= Black Cinderella Two Goes East =

1978 British radio programme

Black Cinderella Two Goes East (sometimes referred to as Black Cinderella II Goes East) is a radio pantomime broadcast on BBC Radio 2 on 25 December 1978. The programme is notable for being one of only a few radio programmes (co)-produced by Douglas Adams while he was employed by the BBC as a radio producer, also for giving a significant role to a serving politician, Liberal Party MP John Pardoe.
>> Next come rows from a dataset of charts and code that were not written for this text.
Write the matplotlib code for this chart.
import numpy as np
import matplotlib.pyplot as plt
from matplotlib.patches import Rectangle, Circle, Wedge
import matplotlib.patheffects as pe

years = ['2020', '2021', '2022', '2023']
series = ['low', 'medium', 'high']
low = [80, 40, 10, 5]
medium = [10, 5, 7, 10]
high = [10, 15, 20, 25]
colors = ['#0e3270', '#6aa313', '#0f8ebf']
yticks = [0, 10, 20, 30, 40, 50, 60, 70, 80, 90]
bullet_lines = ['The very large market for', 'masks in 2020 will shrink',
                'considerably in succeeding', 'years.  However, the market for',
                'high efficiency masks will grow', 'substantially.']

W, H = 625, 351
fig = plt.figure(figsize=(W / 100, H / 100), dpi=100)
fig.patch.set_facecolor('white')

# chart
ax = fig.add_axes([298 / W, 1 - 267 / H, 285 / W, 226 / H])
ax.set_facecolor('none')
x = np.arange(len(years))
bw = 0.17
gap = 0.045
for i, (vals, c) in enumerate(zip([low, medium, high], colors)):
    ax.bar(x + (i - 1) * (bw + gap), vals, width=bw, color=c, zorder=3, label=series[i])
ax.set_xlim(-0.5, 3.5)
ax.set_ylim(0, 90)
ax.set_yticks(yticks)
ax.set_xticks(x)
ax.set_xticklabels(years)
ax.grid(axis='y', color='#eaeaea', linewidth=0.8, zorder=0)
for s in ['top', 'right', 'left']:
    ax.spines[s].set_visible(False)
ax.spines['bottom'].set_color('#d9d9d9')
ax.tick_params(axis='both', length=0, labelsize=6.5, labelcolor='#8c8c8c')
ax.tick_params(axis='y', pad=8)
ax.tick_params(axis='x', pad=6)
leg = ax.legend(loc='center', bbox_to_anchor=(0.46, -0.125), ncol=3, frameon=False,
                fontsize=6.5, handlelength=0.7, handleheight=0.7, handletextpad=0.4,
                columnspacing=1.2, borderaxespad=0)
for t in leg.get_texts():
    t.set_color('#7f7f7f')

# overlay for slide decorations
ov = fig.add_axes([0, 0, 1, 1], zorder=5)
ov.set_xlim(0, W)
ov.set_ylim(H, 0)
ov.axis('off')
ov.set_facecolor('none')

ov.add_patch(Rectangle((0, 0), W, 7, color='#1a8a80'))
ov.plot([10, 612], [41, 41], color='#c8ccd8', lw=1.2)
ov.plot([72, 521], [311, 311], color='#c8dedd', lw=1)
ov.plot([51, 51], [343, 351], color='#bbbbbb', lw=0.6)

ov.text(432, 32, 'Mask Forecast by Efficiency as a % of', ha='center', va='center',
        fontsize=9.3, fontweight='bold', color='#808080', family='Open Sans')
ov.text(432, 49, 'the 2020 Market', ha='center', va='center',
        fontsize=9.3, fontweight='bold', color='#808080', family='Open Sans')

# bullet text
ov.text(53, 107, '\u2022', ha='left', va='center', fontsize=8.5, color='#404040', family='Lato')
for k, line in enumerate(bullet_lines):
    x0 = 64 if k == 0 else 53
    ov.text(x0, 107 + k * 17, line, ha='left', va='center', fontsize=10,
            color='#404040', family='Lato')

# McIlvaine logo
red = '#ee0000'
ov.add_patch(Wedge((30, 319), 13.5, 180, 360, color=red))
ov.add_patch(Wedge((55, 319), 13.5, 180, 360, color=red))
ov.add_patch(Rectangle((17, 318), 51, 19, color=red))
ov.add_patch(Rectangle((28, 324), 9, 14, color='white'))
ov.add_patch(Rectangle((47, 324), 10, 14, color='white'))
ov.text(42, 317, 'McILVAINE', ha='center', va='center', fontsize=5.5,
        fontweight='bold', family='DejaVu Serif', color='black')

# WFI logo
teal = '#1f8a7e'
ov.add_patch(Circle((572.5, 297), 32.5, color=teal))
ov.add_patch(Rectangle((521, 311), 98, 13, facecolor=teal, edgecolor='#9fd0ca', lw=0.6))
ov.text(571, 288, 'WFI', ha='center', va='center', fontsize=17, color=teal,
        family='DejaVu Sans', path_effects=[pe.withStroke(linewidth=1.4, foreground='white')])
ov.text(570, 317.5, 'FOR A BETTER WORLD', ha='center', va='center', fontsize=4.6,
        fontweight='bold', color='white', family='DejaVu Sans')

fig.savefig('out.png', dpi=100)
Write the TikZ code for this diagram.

The hour-long programme was written by Clive Anderson and Rory McGrath and was co-produced by Douglas Adams and John Lloyd.

The programme featured performances by:

- Richard Baker, Narrator
- Tim Brooke-Taylor, Timothenia and the King
- Rob Buckman, Prince Charming
- John Cleese, Fairy Godperson
- Peter Cook, Prince Disgusting
- Graeme Garden, Gardenia and Manny
- David Hatch, himself
- Maggie Henderson, Cinderella
- Jo Kendall, Wicked Stepmother and Princess Sally
- Richard Murdoch, Baron Ofbeef
- Bill Oddie, himself, Town Crier and Talking Horse
- John Pardoe MP, Fairy-tale Liberal Prime Minister

Douglas Adams had to follow the show's writers to Cambridge in order to get them to work on the script, and had to pick up the finished script from a messenger on a train. Adams also recorded a reluctant John Cleese at home. Cleese had vowed never to work for BBC Radio again, following a dispute over a sketch in the series John Cleese's Sketchbook. Cleese's lines were then played from a tape recorder into the broadcast programme.